I want to start a reveloution of peace and love too! I've never tried LSD...my life is one huge mind trip as it is! Peace and love guys...that's what makes the world go round.
To Izzy and Turqouise and anybody else who mistepped the meaning here, I was not saying that hippie was all about nothing but LSD use. I was saying that it was LSD specifcally that acted as the primary catalyst that induced people to have a totally higher view of reality. There are alot of mis-understandings, in what I see and hear from most not actually "back in the day", and even from some who were, that hippie was about just being cool, doing dope(this misunderstanding brought the drug culture into fore), hanging out, having radical views, or listening to rock and roll. I'm simply saying that the extreme social and spiritual view that I know of and remember as "early" hippie in 65' and 66' was spawned by a profound consciousness shift, a shift induced by mass and frequent strong LSD use. Good reading on this is "LSD and the American Dream", by Jay Stevens, or the Facsimile Edition of The San Francisco Oracle by Allen Cohen, available on disc on his web site by name. I'm not trying to make waves here, I'm just making the point that in order to get the "LOVE" we need and want it takes something "heavy" in order to undo the mind from its trappings. LSD did it to the freaks, can it do it today, or will it take something heavier, like the Kundalini?
Ahem.. I'm not referring to drugs in general, just LSD. From a historical standpoint, it was only synthesised in 1943 and thus can be called "recent", as opposed to mushrooms, cannabis, ayahuasca etc which have been used for centuries, perhaps millennia.

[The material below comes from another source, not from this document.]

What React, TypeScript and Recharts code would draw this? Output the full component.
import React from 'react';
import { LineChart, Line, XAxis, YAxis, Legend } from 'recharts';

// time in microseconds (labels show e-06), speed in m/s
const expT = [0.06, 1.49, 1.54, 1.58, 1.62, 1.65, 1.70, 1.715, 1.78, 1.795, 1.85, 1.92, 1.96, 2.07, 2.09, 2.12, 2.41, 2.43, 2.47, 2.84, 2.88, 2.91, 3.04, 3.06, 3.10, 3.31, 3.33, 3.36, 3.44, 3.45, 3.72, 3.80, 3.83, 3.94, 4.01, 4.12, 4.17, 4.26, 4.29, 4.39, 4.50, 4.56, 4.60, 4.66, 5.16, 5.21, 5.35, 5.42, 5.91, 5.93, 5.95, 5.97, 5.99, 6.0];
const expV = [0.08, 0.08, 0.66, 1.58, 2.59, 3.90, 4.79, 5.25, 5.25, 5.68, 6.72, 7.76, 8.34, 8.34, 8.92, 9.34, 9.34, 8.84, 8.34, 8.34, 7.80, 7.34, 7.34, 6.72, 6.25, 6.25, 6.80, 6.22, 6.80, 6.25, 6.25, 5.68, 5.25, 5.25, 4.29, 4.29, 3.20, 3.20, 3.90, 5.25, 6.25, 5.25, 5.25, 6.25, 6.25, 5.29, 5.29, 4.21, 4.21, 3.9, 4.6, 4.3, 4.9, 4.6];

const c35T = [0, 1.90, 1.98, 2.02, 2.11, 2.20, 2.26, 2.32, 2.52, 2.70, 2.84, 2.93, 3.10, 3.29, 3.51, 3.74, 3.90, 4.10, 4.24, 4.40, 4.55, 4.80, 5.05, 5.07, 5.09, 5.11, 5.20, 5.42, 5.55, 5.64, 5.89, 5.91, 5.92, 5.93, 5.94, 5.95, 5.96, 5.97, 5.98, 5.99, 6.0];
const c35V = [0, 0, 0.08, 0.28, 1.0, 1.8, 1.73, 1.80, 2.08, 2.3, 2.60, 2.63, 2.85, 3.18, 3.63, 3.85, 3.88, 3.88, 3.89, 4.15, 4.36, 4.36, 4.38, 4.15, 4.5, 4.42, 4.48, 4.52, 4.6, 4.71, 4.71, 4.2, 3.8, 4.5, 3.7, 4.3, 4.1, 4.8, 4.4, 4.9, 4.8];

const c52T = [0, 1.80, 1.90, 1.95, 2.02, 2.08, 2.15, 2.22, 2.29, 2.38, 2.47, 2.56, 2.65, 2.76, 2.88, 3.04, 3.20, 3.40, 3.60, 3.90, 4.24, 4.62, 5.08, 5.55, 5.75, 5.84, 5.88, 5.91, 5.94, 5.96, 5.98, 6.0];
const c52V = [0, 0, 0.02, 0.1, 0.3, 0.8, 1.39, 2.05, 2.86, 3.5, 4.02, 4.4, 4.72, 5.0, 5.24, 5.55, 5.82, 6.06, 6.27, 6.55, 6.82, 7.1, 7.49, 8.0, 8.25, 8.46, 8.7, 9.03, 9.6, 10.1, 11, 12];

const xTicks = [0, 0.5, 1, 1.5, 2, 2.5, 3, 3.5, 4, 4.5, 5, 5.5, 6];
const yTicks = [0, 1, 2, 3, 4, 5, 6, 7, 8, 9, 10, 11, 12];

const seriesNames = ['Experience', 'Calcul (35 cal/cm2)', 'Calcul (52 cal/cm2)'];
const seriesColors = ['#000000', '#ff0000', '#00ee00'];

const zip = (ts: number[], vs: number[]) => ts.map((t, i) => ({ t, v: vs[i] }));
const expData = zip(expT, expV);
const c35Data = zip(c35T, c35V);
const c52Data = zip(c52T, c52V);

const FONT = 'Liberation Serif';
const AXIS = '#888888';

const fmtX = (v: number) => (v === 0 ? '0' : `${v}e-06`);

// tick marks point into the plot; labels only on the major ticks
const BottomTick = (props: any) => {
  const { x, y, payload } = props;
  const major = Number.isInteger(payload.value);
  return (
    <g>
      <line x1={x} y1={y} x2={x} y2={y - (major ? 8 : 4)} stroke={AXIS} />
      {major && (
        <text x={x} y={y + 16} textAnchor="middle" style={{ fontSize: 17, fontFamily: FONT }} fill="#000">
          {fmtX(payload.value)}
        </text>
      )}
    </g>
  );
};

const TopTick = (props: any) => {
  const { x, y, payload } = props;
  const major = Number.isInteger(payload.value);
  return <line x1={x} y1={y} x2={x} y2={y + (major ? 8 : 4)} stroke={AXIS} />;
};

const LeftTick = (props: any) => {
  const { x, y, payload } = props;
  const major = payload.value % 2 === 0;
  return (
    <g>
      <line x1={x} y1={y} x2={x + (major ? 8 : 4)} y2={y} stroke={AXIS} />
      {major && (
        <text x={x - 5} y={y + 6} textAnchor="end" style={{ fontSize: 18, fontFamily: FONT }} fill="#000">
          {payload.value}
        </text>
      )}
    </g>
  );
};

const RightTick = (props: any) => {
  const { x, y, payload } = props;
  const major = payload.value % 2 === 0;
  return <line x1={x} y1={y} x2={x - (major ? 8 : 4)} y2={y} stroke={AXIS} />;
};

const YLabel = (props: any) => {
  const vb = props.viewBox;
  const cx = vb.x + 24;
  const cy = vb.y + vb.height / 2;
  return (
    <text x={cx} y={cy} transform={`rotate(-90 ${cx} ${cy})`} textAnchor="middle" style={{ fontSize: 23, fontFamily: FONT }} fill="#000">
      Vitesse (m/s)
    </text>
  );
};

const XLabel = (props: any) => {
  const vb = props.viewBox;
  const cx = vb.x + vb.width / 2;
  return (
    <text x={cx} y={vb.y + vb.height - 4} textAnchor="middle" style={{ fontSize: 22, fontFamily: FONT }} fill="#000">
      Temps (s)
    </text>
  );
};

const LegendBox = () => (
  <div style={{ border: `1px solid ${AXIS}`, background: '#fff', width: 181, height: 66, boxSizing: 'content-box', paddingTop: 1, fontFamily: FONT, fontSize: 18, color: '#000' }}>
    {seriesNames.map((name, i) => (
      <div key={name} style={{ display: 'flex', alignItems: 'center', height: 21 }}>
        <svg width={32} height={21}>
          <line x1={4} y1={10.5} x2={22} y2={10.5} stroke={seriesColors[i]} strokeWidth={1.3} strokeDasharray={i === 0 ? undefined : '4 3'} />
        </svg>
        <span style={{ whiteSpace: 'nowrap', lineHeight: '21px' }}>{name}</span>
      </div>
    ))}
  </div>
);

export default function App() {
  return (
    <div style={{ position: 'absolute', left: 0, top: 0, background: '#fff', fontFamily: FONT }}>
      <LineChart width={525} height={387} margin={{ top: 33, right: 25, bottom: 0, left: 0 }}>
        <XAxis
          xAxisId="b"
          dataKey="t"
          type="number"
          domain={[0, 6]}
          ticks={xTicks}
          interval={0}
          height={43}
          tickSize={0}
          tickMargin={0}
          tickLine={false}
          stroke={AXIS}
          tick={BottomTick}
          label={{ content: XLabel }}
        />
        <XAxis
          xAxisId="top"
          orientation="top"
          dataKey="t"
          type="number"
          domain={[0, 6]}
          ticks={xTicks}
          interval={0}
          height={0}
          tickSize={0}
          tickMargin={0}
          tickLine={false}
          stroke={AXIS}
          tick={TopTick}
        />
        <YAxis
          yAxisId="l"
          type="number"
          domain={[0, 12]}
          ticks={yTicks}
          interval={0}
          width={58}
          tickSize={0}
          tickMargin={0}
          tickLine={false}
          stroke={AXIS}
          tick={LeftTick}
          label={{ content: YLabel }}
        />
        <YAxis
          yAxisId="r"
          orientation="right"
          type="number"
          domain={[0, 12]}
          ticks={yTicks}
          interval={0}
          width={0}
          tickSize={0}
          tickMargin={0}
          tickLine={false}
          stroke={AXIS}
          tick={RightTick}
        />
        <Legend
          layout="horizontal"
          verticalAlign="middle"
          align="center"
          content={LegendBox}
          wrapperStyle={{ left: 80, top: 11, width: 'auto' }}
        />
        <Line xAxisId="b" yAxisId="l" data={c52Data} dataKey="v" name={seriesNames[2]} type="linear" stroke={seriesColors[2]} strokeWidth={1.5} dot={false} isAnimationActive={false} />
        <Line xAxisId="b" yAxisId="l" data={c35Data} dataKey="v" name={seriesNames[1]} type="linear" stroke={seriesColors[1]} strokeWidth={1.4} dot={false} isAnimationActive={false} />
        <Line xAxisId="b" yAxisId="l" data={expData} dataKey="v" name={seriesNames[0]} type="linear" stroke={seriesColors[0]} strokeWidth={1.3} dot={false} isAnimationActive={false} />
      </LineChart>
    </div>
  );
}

I have mixed feelings about this. I believe that various drugs can act as "springboards" into a certain lifestyle or certain thoughts. It has been traditionally used as such for thousands of years. I think that hippie's are anyone that has rejected popular culture to learn how to live closer to the earth. This in turn creates things that are quite associated with hippiedom: nakedness, barefootness, shamanic drug use, communes, camping, dreadlocks, beards, self-sufficient living, etc. I'm a proud hippie, I'm not a poser, and I did not live in the 60's.
in the book 'high art' Ted Owen puts forth the notion that LSD basically provided a certain freedom to the arising youth culture.And in many respects the drug did provide a rallying point of experience for a group who were much as disillusioned with the war in vietnam,racism,class distinctions and parental and governmental controls.